* Begin *

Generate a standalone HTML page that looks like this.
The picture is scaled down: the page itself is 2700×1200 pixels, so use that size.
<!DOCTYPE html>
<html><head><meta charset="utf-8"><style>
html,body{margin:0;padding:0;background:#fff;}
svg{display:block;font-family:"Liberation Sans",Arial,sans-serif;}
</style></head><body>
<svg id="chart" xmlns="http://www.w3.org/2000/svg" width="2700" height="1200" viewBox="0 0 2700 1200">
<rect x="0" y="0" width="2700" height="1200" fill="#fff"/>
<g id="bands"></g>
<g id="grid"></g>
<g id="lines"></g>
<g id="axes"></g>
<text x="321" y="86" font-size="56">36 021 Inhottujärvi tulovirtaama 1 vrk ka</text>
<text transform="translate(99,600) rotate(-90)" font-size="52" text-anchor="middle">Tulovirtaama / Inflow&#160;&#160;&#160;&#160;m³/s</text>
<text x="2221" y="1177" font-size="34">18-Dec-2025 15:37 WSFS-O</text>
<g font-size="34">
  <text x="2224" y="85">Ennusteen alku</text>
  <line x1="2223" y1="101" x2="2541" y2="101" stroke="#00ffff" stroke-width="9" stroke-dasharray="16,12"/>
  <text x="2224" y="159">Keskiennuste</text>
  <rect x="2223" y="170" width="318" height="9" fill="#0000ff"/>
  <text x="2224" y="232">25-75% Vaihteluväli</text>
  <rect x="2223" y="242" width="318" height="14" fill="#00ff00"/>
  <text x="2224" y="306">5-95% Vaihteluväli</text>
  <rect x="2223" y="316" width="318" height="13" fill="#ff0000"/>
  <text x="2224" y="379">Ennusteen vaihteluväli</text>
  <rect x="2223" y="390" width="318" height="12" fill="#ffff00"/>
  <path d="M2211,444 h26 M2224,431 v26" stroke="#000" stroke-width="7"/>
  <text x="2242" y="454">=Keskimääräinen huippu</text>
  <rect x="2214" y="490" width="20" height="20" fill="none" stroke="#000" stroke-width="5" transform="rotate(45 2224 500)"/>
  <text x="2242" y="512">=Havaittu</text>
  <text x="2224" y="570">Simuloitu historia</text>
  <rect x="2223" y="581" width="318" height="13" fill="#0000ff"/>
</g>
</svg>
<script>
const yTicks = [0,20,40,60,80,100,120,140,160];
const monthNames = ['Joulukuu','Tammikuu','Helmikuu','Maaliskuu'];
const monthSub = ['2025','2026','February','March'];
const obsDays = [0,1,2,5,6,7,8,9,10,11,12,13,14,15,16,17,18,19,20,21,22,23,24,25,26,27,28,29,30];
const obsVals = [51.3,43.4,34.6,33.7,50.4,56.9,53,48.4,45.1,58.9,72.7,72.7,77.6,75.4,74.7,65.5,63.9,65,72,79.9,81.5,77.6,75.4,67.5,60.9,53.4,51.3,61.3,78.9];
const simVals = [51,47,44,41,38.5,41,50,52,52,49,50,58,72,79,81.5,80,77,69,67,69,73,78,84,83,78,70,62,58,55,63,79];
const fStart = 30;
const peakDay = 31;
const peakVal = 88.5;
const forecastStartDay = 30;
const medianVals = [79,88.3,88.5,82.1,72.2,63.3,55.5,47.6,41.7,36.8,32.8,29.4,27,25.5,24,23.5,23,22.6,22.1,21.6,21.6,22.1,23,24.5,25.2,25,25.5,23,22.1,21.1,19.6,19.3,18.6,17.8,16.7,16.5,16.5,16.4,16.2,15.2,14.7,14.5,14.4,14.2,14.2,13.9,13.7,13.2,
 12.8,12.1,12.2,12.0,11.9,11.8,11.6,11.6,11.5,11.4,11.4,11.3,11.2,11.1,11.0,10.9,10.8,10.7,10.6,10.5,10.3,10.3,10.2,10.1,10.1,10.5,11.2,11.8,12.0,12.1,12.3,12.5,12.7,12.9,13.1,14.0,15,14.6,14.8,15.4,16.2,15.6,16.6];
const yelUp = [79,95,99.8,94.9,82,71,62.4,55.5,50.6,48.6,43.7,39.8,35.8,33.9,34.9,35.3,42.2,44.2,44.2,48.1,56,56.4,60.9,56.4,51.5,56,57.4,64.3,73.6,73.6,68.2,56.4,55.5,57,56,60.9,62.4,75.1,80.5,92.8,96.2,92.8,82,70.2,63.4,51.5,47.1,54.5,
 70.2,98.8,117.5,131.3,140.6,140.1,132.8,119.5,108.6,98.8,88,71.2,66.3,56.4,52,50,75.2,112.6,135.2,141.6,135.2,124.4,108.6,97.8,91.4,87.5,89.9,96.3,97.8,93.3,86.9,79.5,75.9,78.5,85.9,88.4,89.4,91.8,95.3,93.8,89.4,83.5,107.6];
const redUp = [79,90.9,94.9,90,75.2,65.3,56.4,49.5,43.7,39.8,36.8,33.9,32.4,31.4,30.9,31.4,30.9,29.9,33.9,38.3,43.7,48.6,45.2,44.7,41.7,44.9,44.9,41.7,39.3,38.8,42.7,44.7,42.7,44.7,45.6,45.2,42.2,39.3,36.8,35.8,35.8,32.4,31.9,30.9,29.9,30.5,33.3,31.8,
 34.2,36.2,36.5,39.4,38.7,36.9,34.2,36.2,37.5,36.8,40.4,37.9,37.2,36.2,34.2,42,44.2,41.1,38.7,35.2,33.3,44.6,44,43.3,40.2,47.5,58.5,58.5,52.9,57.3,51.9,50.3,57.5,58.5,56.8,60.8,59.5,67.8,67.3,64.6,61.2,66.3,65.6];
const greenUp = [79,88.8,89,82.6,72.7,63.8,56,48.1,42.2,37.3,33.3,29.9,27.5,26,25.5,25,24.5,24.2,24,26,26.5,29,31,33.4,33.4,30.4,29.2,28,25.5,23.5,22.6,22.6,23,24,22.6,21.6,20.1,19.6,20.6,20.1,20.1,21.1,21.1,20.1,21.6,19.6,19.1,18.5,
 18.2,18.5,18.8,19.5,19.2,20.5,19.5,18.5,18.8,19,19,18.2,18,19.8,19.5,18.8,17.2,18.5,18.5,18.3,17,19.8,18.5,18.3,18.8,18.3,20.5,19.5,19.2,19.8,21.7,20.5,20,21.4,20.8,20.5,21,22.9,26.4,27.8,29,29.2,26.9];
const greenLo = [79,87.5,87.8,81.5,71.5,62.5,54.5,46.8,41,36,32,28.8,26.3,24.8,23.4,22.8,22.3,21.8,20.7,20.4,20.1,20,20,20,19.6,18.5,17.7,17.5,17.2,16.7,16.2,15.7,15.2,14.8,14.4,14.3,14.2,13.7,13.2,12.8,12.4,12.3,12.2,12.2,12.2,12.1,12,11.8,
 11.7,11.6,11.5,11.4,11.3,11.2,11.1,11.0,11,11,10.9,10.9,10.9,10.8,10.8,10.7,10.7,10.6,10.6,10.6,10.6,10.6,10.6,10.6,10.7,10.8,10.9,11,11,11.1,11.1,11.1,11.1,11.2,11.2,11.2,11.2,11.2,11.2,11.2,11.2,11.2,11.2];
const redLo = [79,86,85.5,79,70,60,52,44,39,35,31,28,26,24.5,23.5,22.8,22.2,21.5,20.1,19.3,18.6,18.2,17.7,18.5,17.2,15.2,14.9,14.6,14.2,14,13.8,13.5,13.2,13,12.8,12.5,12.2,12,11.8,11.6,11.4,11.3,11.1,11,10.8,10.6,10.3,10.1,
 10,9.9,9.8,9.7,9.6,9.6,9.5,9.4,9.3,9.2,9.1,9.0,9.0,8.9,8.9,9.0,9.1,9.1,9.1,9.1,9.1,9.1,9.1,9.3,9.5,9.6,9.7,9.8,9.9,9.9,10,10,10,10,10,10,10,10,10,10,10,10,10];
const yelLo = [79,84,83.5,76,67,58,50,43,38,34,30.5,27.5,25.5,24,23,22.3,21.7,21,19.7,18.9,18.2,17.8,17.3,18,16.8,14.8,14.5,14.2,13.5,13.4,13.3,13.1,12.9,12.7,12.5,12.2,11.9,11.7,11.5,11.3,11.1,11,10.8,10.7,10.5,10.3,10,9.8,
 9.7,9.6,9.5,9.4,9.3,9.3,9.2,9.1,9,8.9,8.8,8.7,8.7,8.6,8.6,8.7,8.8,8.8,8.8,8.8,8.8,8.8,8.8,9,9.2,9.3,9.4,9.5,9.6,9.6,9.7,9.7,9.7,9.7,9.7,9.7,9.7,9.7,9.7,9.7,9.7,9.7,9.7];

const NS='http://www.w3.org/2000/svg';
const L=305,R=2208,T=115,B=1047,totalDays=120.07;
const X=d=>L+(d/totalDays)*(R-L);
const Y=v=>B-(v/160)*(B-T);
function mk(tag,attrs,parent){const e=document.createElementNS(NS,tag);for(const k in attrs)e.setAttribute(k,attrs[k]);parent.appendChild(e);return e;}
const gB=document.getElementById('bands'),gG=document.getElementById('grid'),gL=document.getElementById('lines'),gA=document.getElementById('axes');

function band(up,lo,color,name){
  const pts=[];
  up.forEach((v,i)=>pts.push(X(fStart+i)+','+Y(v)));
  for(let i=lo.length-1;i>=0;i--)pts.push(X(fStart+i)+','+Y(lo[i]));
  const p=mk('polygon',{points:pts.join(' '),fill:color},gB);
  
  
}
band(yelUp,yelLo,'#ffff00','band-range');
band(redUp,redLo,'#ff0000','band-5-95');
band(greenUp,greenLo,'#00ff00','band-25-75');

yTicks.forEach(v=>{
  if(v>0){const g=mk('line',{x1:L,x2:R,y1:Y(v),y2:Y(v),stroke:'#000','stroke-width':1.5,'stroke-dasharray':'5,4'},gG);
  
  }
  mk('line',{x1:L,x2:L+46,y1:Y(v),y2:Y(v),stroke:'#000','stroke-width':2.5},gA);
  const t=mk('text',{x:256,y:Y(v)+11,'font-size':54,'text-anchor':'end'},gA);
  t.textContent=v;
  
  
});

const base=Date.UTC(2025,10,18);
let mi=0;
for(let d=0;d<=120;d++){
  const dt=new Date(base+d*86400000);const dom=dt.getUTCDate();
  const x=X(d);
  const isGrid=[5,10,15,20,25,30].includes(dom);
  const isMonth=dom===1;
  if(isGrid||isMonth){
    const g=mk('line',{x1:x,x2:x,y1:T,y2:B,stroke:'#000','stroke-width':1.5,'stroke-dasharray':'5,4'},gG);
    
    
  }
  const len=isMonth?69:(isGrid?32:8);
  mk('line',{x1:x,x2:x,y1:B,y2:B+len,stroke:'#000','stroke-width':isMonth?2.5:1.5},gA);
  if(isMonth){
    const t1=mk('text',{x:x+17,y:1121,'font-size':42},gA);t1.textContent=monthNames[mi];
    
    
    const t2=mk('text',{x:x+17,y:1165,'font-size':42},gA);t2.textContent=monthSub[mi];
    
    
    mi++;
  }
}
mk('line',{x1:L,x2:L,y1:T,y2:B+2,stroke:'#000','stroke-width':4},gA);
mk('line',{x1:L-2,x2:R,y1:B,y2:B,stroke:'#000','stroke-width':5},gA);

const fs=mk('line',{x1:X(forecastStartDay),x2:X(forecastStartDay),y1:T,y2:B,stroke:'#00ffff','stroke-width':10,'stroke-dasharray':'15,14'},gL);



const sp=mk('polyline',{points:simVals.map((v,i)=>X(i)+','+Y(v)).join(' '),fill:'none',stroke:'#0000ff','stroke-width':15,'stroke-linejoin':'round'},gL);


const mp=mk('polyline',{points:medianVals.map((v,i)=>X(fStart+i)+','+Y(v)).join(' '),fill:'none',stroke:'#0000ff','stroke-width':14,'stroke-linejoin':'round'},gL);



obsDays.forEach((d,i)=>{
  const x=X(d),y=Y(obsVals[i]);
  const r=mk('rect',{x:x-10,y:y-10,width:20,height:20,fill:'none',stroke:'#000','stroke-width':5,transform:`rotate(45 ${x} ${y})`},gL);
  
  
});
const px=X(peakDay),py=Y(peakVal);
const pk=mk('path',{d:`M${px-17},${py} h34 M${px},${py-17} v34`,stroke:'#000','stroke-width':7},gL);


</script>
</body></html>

* End *

**WHAT IS BEING ASKED**
Pick out every line with the string "page" and copy it.

**RESPONSE**
Generate a standalone HTML page that looks like this.
The picture is scaled down: the page itself is 2700×1200 pixels, so use that size.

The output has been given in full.